Yang jelas, cari investor itu susah. Mau ga mau, untuk membangun sebuah usaha dan mendapatkan modal pertama adalah dengan mendapatkan projek-projek pengerjaan software bisnis sendiri. Kenapa susah? Karena investor di Indonesia masih merupakan investor konservatif, ga berani rugi. Pertimbangannya benar. Karena jenis usaha Jasa pengerjaan aplikasi komputer di Indonesia bagi kacamata investor terlihat high risk low return. Misalkan perusahaan A mendapatkan projek pengerjaan aplikasi Sistem Informasi Keuangan Kredit Motor. Tahapan pengerjaan akan terbagi 3:

Pertama - Inisiasi yang merupakan penjelasan fitur-fitur apa saja yang akan dikerjakan. Tahapan ini sebentar, paling lama 1 bulan. Lalu tanda tangan kontrak dan pencairan invoice pertama. "Horee... dah dapat uang."

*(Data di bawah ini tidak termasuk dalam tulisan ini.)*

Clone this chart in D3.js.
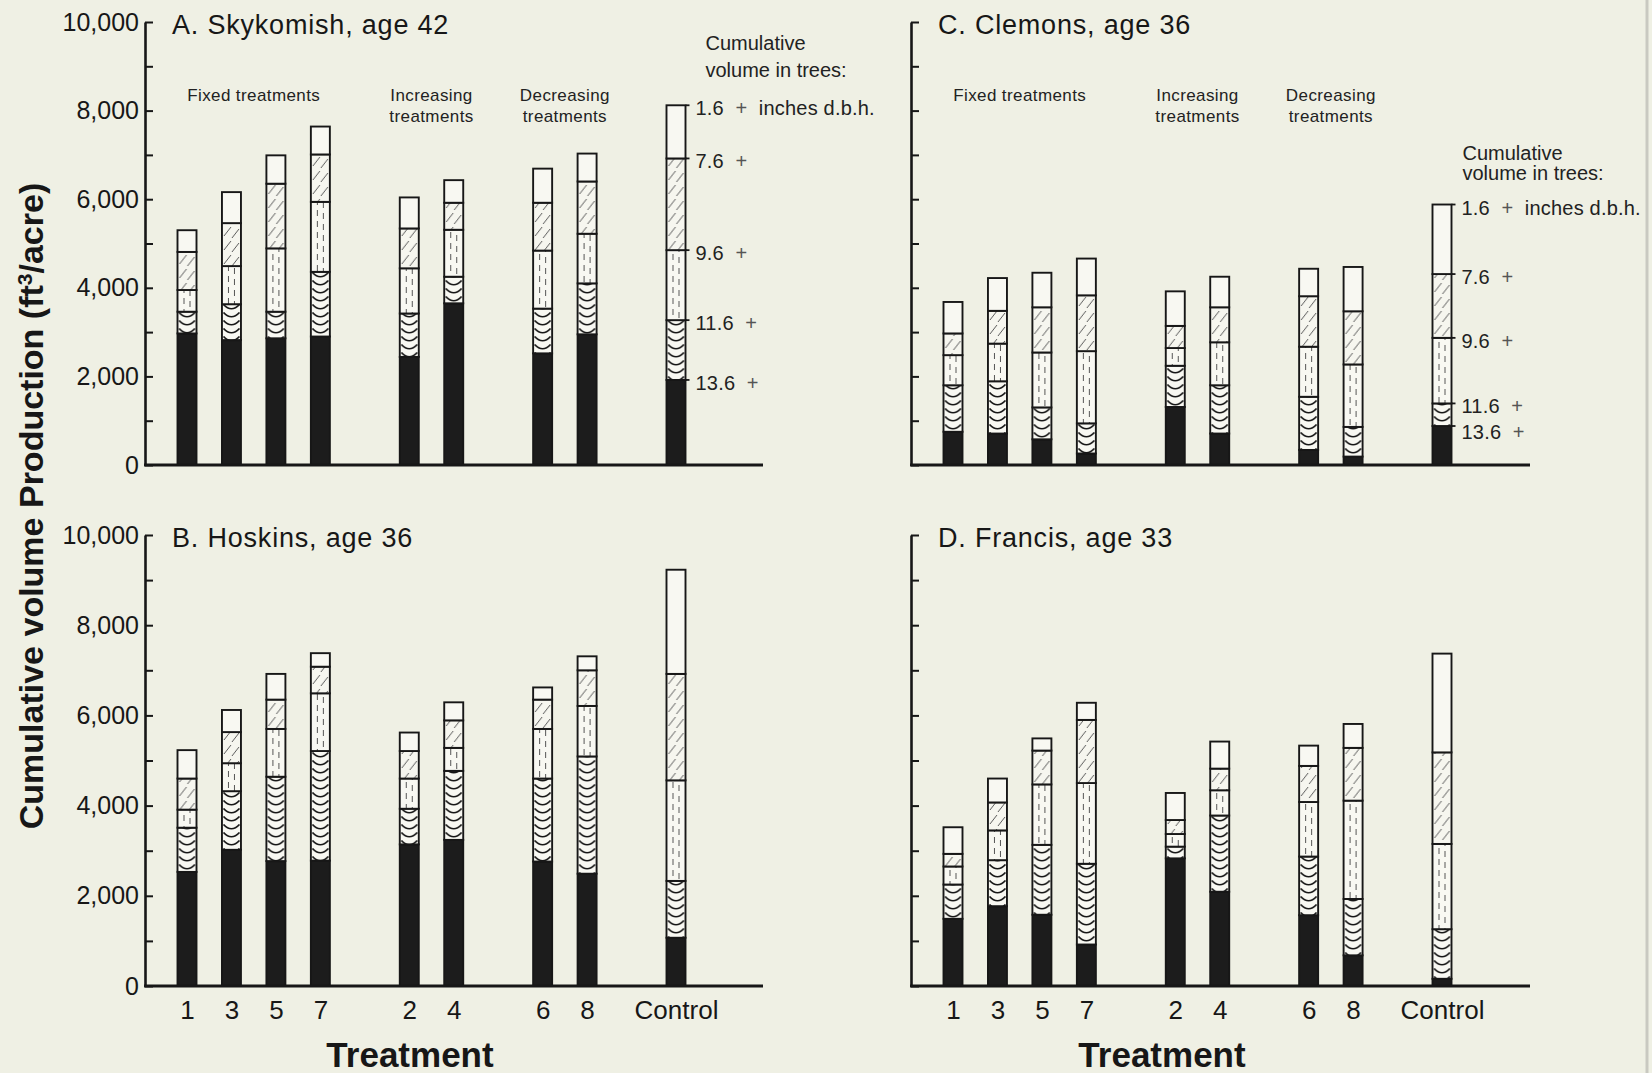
<!DOCTYPE html>
<html>
<head>
<meta charset="utf-8">
<script src="https://cdn.jsdelivr.net/npm/d3@7/dist/d3.min.js"></script>
<style>
  body { margin: 0; background: #eff0e4; }
  svg { display: block; font-family: "Liberation Sans", Arial, sans-serif; }
</style>
</head>
<body>
<svg id="chart"></svg>
<script>

// treatments, in the order they stand on the x axis
const treatments = ['1', '3', '5', '7', '2', '4', '6', '8', 'Control'];
const fixedTreatments = ['1', '3', '5', '7'];
const increasingTreatments = ['2', '4'];
const decreasingTreatments = ['6', '8'];
const controlTreatments = ['Control'];
const groupLabels = [['Fixed treatments'], ['Increasing', 'treatments'], ['Decreasing', 'treatments']];

// d.b.h. classes (inches), bottom segment first
const dbhClasses = ['13.6', '11.6', '9.6', '7.6', '1.6'];

const yTickValues = [0, 1000, 2000, 3000, 4000, 5000, 6000, 7000, 8000, 9000, 10000];
const yLabelValues = [0, 2000, 4000, 6000, 8000, 10000];

// cumulative volume (ft3/acre) in trees of 13.6+, 11.6+, 9.6+, 7.6+ and 1.6+ inches, one row per treatment
const skykomish = [
    [2970, 3460, 3950, 4810, 5300],
    [2820, 3630, 4490, 5460, 6160],
    [2860, 3460, 4890, 6350, 6990],
    [2900, 4360, 5940, 7010, 7640],
    [2440, 3420, 4440, 5340, 6040],
    [3650, 4250, 5310, 5920, 6430],
    [2520, 3530, 4840, 5920, 6690],
    [2950, 4100, 5220, 6400, 7030],
    [1920, 3270, 4850, 6920, 8120]
];
const hoskins = [
    [2530, 3510, 3910, 4600, 5230],
    [3020, 4320, 4940, 5630, 6120],
    [2770, 4640, 5700, 6350, 6920],
    [2780, 5210, 6490, 7080, 7380],
    [3140, 3930, 4600, 5210, 5620],
    [3240, 4770, 5280, 5890, 6290],
    [2760, 4600, 5700, 6350, 6620],
    [2490, 5090, 6210, 7000, 7310],
    [1070, 2330, 4560, 6920, 9230]
];
const clemons = [
    [750, 1800, 2480, 2970, 3680],
    [710, 1890, 2740, 3480, 4220],
    [580, 1300, 2540, 3560, 4340],
    [260, 940, 2570, 3830, 4660],
    [1310, 2240, 2640, 3140, 3920],
    [710, 1800, 2770, 3560, 4250],
    [340, 1540, 2670, 3810, 4430],
    [190, 860, 2270, 3470, 4470],
    [880, 1390, 2870, 4310, 5880]
];
const francis = [
    [1490, 2250, 2650, 2930, 3520],
    [1770, 2790, 3450, 4070, 4600],
    [1580, 3130, 4470, 5220, 5490],
    [920, 2710, 4500, 5900, 6280],
    [2830, 3090, 3370, 3680, 4280],
    [2090, 3780, 4340, 4820, 5420],
    [1570, 2870, 4080, 4880, 5330],
    [680, 1930, 4110, 5280, 5810],
    [160, 1260, 3150, 5180, 7370]
];

const W = 1652, H = 1073;
const barWidth = 19;
const ink = '#171717';

const svg = d3.select('#chart').attr('width', W).attr('height', H);
svg.append('rect').attr('width', W).attr('height', H).attr('fill', '#eff0e4');

// fill patterns, one tile per bar width (rects are drawn in bar-local coords)
const defs = svg.append('defs');
const wavy = defs.append('pattern').attr('id', 'wavy')
    .attr('patternUnits', 'userSpaceOnUse').attr('width', barWidth).attr('height', 8);
wavy.append('rect').attr('width', barWidth).attr('height', 8).attr('fill', '#f8f8f2');
wavy.append('path').attr('d', 'M1.5,0.5 Q9.5,9 17.5,0.5')
    .attr('fill', 'none').attr('stroke', ink).attr('stroke-width', 1.7);

const dashed = defs.append('pattern').attr('id', 'dashed')
    .attr('patternUnits', 'userSpaceOnUse').attr('width', barWidth).attr('height', 11);
dashed.append('rect').attr('width', barWidth).attr('height', 11).attr('fill', '#f8f8f2');
dashed.append('path').attr('d', 'M6.5,1 V7 M12.5,4 V10')
    .attr('stroke', '#555').attr('stroke-width', 1);

const hatch = defs.append('pattern').attr('id', 'hatch')
    .attr('patternUnits', 'userSpaceOnUse').attr('width', barWidth).attr('height', 14);
hatch.append('rect').attr('width', barWidth).attr('height', 14).attr('fill', '#f6f6ef');
hatch.append('path').attr('d', 'M2,12 L9,3 M10,14 L17,5')
    .attr('stroke', '#5a5a5a').attr('stroke-width', 1);

const segmentFills = ['#1c1c1c', 'url(#wavy)', 'url(#dashed)', 'url(#hatch)', '#f8f8f2'];

// slot of each treatment along the axis, with one empty slot between groups
const slotOf = new Map();
let slot = 0;
[fixedTreatments, increasingTreatments, decreasingTreatments, controlTreatments].forEach(g => {
    g.forEach(t => slotOf.set(t, slot++));
    slot++;
});
const lastSlot = slotOf.get('Control');

class Panel {

    constructor(_config, data) {
        this.config = {
            title: _config.title,
            axisX: _config.axisX,
            axisEnd: _config.axisEnd,
            baseline: _config.baseline,
            top: _config.top,
            yLabels: _config.yLabels || false,
            xLabels: _config.xLabels || false,
            groups: _config.groups || false,
            legend: _config.legend || false,
            noteDx: _config.noteDx || 15,
            noteOffsets: _config.noteOffsets || [-55, -32],
            xTitleDx: _config.xTitleDx || 258
        };
        this.data = data;
        this.initVis();
    }

    initVis() {
        let vis = this;
        const c = vis.config;

        vis.chart = svg.append('g');

        vis.xScale = d3.scaleLinear()
            .domain([0, lastSlot])
            .range([c.axisX + 42, c.axisX + 531]);

        vis.yScale = d3.scaleLinear()
            .domain([0, 10000])
            .range([c.baseline, c.top]);

        // stacked cumulative bars
        const bars = vis.chart.selectAll('.bar')
            .data(treatments.map((t, i) => ({ t: t, values: vis.data[i] })))
            .join('g')
            .attr('class', 'bar')
            .attr('transform', d => `translate(${vis.xScale(slotOf.get(d.t)) - barWidth / 2},0)`);

        bars.selectAll('rect')
            .data(d => d3.pairs([0].concat(d.values)).map((p, k) => ({ lo: p[0], hi: p[1], k: k })))
            .join('rect')
            .attr('x', 0)
            .attr('width', barWidth)
            .attr('y', d => vis.yScale(d.hi))
            .attr('height', d => vis.yScale(d.lo) - vis.yScale(d.hi))
            .attr('fill', d => segmentFills[d.k])
            .attr('stroke', ink)
            .attr('stroke-width', 1.9);

        // y axis, ticks pointing inward
        const yAxis = d3.axisLeft(vis.yScale)
            .tickValues(yTickValues)
            .tickSize(-8)
            .tickSizeOuter(0)
            .tickPadding(6)
            .tickFormat(d => c.yLabels && yLabelValues.includes(d) ? d3.format(',')(d) : '');

        const yAxisG = vis.chart.append('g')
            .attr('transform', `translate(${c.axisX},0)`)
            .call(yAxis);
        yAxisG.select('.domain').attr('stroke', ink).attr('stroke-width', 2.6);
        yAxisG.selectAll('.tick line').attr('stroke', ink).attr('stroke-width', 2);
        yAxisG.selectAll('.tick text')
            .attr('font-family', '"Liberation Sans", Arial, sans-serif')
            .attr('font-size', 25)
            .attr('fill', ink);

        // x axis line
        vis.chart.append('line')
            .attr('x1', c.axisX - 1).attr('x2', c.axisEnd)
            .attr('y1', c.baseline).attr('y2', c.baseline)
            .attr('stroke', ink).attr('stroke-width', 2.8);

        if (c.xLabels) {
            const xAxis = d3.axisBottom(vis.xScale)
                .tickValues(treatments.map(t => slotOf.get(t)))
                .tickFormat((d, i) => treatments[i])
                .tickSize(0)
                .tickPadding(15);
            const xAxisG = vis.chart.append('g')
                .attr('transform', `translate(0,${c.baseline})`)
                .call(xAxis);
            xAxisG.select('.domain').remove();
            xAxisG.selectAll('.tick text')
                .attr('font-family', '"Liberation Sans", Arial, sans-serif')
                .attr('font-size', 26)
                .attr('fill', ink);

            vis.chart.append('text')
                .attr('x', c.axisX + c.xTitleDx)
                .attr('y', c.baseline + 81)
                .attr('text-anchor', 'middle')
                .attr('font-size', 35)
                .attr('font-weight', 'bold')
                .attr('fill', ink)
                .text('Treatment');
        }

        // panel title
        vis.chart.append('text')
            .attr('x', c.axisX + 27)
            .attr('y', c.top + 12)
            .attr('font-size', 27)
            .attr('letter-spacing', 0.8)
            .attr('fill', ink)
            .text(c.title);

        if (c.groups) {
            const groupMembers = [fixedTreatments, increasingTreatments, decreasingTreatments];
            groupMembers.forEach((members, gi) => {
                const cx = d3.mean(members, t => vis.xScale(slotOf.get(t)));
                vis.chart.append('text')
                    .attr('text-anchor', 'middle')
                    .attr('font-size', 17)
                    .attr('letter-spacing', 0.4)
                    .attr('fill', '#222')
                    .selectAll('tspan')
                    .data(groupLabels[gi])
                    .join('tspan')
                    .attr('x', cx)
                    .attr('y', (d, i) => c.top + 79 + i * 21)
                    .text(d => d);
            });
        }

        if (c.legend) vis.drawLegend();
    }

    drawLegend() {
        let vis = this;
        const c = vis.config;
        const control = vis.data[treatments.indexOf('Control')];
        const right = vis.xScale(slotOf.get('Control')) + barWidth / 2;

        // short ticks on the control bar's boundaries
        vis.chart.selectAll('.legend-tick')
            .data(control)
            .join('line')
            .attr('class', 'legend-tick')
            .attr('x1', right).attr('x2', right + 4)
            .attr('y1', d => vis.yScale(d)).attr('y2', d => vis.yScale(d))
            .attr('stroke', ink).attr('stroke-width', 1.8);

        // label positions from top down, kept apart
        const items = dbhClasses.map((cls, i) => ({ cls: cls, y: vis.yScale(control[i]) + 3 })).reverse();
        items.forEach((d, i) => {
            if (i > 0) d.y = Math.max(d.y, items[i - 1].y + 26);
        });

        const labels = vis.chart.selectAll('.legend-label')
            .data(items)
            .join('text')
            .attr('class', 'legend-label')
            .attr('x', right + 10)
            .attr('y', d => d.y)
            .attr('dy', '0.35em')
            .attr('font-size', 20)
            .attr('letter-spacing', 0.2)
            .attr('fill', '#222')
            .style('white-space', 'pre');
        labels.append('tspan').text(d => d.cls + '  ');
        labels.append('tspan').attr('fill', '#555').text('+');
        labels.filter((d, i) => i === 0).append('tspan').text('  inches d.b.h.');

        const topY = vis.yScale(control[control.length - 1]);
        vis.chart.append('text')
            .attr('font-size', 20)
            .attr('fill', '#222')
            .selectAll('tspan')
            .data(['Cumulative', 'volume in trees:'])
            .join('tspan')
            .attr('x', right + c.noteDx)
            .attr('y', (d, i) => topY + c.noteOffsets[i])
            .attr('dy', '0.35em')
            .text(d => d);
    }
}

new Panel({ title: 'A. Skykomish, age 42', axisX: 145, axisEnd: 763, baseline: 465, top: 22,
    yLabels: true, groups: true, legend: true, noteDx: 20, noteOffsets: [-62, -35] }, skykomish);
new Panel({ title: 'B. Hoskins, age 36', axisX: 145, axisEnd: 763, baseline: 986, top: 535,
    yLabels: true, xLabels: true, xTitleDx: 265 }, hoskins);
new Panel({ title: 'C. Clemons, age 36', axisX: 911, axisEnd: 1530, baseline: 465, top: 22,
    groups: true, legend: true, noteDx: 11, noteOffsets: [-52, -32] }, clemons);
new Panel({ title: 'D. Francis, age 33', axisX: 911, axisEnd: 1530, baseline: 986, top: 535,
    xLabels: true, xTitleDx: 251 }, francis);

// shared y axis title
const yTitle = svg.append('text')
    .attr('transform', 'translate(43,506) rotate(-90)')
    .attr('text-anchor', 'middle')
    .attr('font-size', 34)
    .attr('font-weight', 'bold')
    .attr('fill', ink);
yTitle.append('tspan').text('Cumulative volume Production (ft');
yTitle.append('tspan').attr('baseline-shift', 'super').attr('font-size', 21).text('3');
yTitle.append('tspan').text('/acre)');

// page edge of the scan
svg.append('line')
    .attr('x1', 1647).attr('x2', 1647).attr('y1', 0).attr('y2', H)
    .attr('stroke', '#c9c9c1').attr('stroke-width', 3);

</script>
</body>
</html>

Kedua - Pengerjaan produk atau development. Tahapan ini cukup lama, bisa 7 bulan dan pasti molor hingga 1 tahun lebih. Disini para direktur bakal marah-marah sama project manager, "Kok lama banget sih kerjanya? Emang programernya ngapain aja sih?!"

"Blogging pak." Jawab salah satu manager.

"Halah! Kayak dia ga blogging aja." Cetus salah satu programer yang nguping dari balik pintu meeting.

Ketiga - Implementasi dan Maintenance. Tahapan ini yang paling lama, bisa 1-2 tahun lebih. Karena error-error dari aplikasi pasti akan bermunculan dan kekurangan-kekurangan yang dirasakan oleh klien akan timbul.

Jika dilihat dari panjangnya tahapan pengerjaan pengembangan aplikasi sistem informasi keuangan diatas, jelas, para investor bakalan gemes plus jengkel, "kok duit gue lama bener baliknya yah?"

Kasarnya jika kembalinya modal pengerjaan diatas adalah 3 tahun dan projek itu meraup untung paling banter 100 juta maka dia akan mendapatkan uangnya kembali sebesar 600 juta. Coba bandingkan, jika investor menyetorkan uangnya ke bank sebesar 500 juta untuk didepositokan dengan bunga 17% + jangka waktu 3 tahun yang akan berjumlah 500 juta + 255 juta = 755 juta. Pasti memilih didepositokan toh.

Saya masih ingat, ada sebuah cerita yang dituturkan oleh Tantowi Yahya ketika ia ada pertemuan dengan pembawa acara Who Wants To Be A Millioner di London. Tantowi Yahya bertanya kepada pembawa acara dari Inggris, "kenapa di Inggris banyak yang memenangkan hadia 1 milliar?"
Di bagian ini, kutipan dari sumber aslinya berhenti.